The search to send home James Ryan, so that his family would still have one son after his brothers were killed in action, is loosely based on the U.S. military sending paratrooper Fritz Niland back to the U.S. after his brothers Robert and Preston were killed on June 6 and June 7 and his brother Edward was shot down over Burma the month before. After the five “Sullivan brothers” died serving aboard the USS Juneau, which sank in November 1942 during the Battle of Guadalcanal in the Pacific, the U.S. military started putting brothers in different units to reduce the likelihood that they would die at the same time; that’s what happened with Niland brothers, from Tonawanda, N.Y., north of Buffalo.

Spielberg enlisted a U.S. combat-Marine-veteran-turned-Hollywood-consultant to make the film look as realistic as possible, from body parts scattered on the beach to wounded soldiers crying out for their mothers — even putting the actors through boot camp, where they got soaked in British rain and mud; Tom Hanks learned how to operate a Thompson submachine gun.
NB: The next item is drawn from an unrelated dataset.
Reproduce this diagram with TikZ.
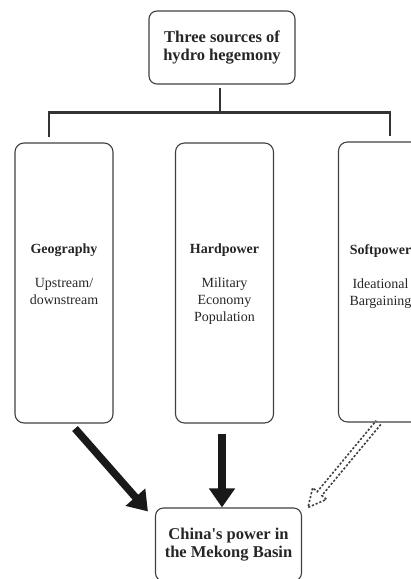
\documentclass[tikz,border=0pt]{standalone}
\usepackage{fontspec}
\setmainfont{Liberation Serif}
\usetikzlibrary{calc,arrows.meta}
\tikzset{
  endbox/.style={draw=black!75, line width=1.1pt, rounded corners=8pt, minimum width=146pt, minimum height=73pt, align=center, text=black!85, font=\bfseries\fontsize{16.5}{17.5}\selectfont},
  colbox/.style={draw=black!75, line width=1.1pt, rounded corners=9pt, minimum width=98pt, minimum height=280pt},
  coltext/.style={anchor=north, align=center, inner sep=0pt, text=black!85, font=\fontsize{14}{17}\selectfont},
  treeline/.style={draw=black!80, line width=2.4pt},
  bigarrow/.style={draw=black!90, line width=7.5pt, -{Triangle[length=19pt,width=25pt]}},
  hollowarrow/.style={draw=black!75, line width=1.6pt, dash pattern=on 2.2pt off 1.8pt}
}
\begin{document}
\begin{tikzpicture}[x=1pt,y=1pt]
\useasboundingbox (0,0) rectangle (411,579);
\node[endbox] (sources) at (222,531.5) {Three sources of\\hydro hegemony};
\node[colbox] (geo) at (64,296) {};
\node[colbox] (hard) at (224.5,296) {};
\node[colbox] (soft) at (387.5,297) {};
\node[endbox] (china) at (228.5,34.5) {China\textquotesingle s power in\\the Mekong Basin};
% texts in the columns
\node[coltext] (geotext) at ([yshift=-101.5pt]geo.north) {\textbf{Geography}\\[17pt]Upstream/\\downstream};
\node[coltext] (hardtext) at ([yshift=-101.5pt]hard.north) {\textbf{Hardpower}\\[17pt]Military\\Economy\\Population};
\node[coltext] (softtext) at ([xshift=-7pt,yshift=-102.5pt]soft.north) {\textbf{Softpower}\\[17pt]Ideational\\Bargaining};
% tree
\draw[treeline] ([xshift=-2pt,yshift=-3pt]sources.south) -- ++(0,-26);
\draw[treeline] ([xshift=-15pt,yshift=5pt]geo.north) -- ++(0,25) -| ([xshift=2.5pt,yshift=5pt]soft.north);
% arrows
\draw[bigarrow] ([shift={(11,-5)}]geo.south) -- ([shift={(-7,-4)}]china.north west);
\draw[bigarrow] ([shift={(-2.5,-10)}]hard.south) -- ([xshift=-2.5pt]hard.south |- china.north);
\coordinate (sa) at ([xshift=-9pt]soft.south);
\coordinate (sb) at ([xshift=6pt]china.north east);
\coordinate (sh) at ($(sb)!18pt!(sa)$);
\draw[hollowarrow] ($(sa)!3pt!90:(sb)$) -- ($(sh)!3pt!90:(sb)$) -- ($(sh)!9pt!90:(sb)$) -- (sb)
  -- ($(sh)!9pt!-90:(sb)$) -- ($(sh)!3pt!-90:(sb)$) -- ($(sa)!3pt!-90:(sb)$);
\end{tikzpicture}
\end{document}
Citino singles out a minor scene that says a lot about how much the Germans were struggling at this point in the war. In the scene, two enemy soldiers who are executed after surrendering to the Allies are speaking Czech, not German. After the German Army overran Eastern Europe, people in those areas were forced or volunteered to fight for the Germans, especially in the later years of the war. Therefore, the scene shows how, at this point in the war, “the German forces are pretty ragtag and dependent upon a whole lot of non-German manpower.”

Perhaps most importantly, D-Day veterans say the opening scenes depicting the landing are realistic, in terms of what it felt like to be a soldier on the beach during the invasion.

It’s basically “100% accurate,” says Dominic Geraci, who was a 20-year-old Army medic tending to the wounded on June 7. “There was no Hollywood embellishment.”

In fact, some say it’s too realistic to bear.

Another D-Day survivor, John Raaen says it was “very good portrayal of Omaha Beach” left him speechless, five decades after he landed there on June 6 as a 22-year-old Army captain. “I remember when I walked out into the lobby of the moviehouse, not a single person coming out of that showing said one word,” he says. “Everybody was stunned by it. I was too. I wasn’t about to talk to anyone either. It just brought back so many memories that your mind was racing through all the things that happened to you.”

Correction, March 30

The original version of this story misstated Norman Cota’s rank on D-Day. It was Brigadier General, not Colonel.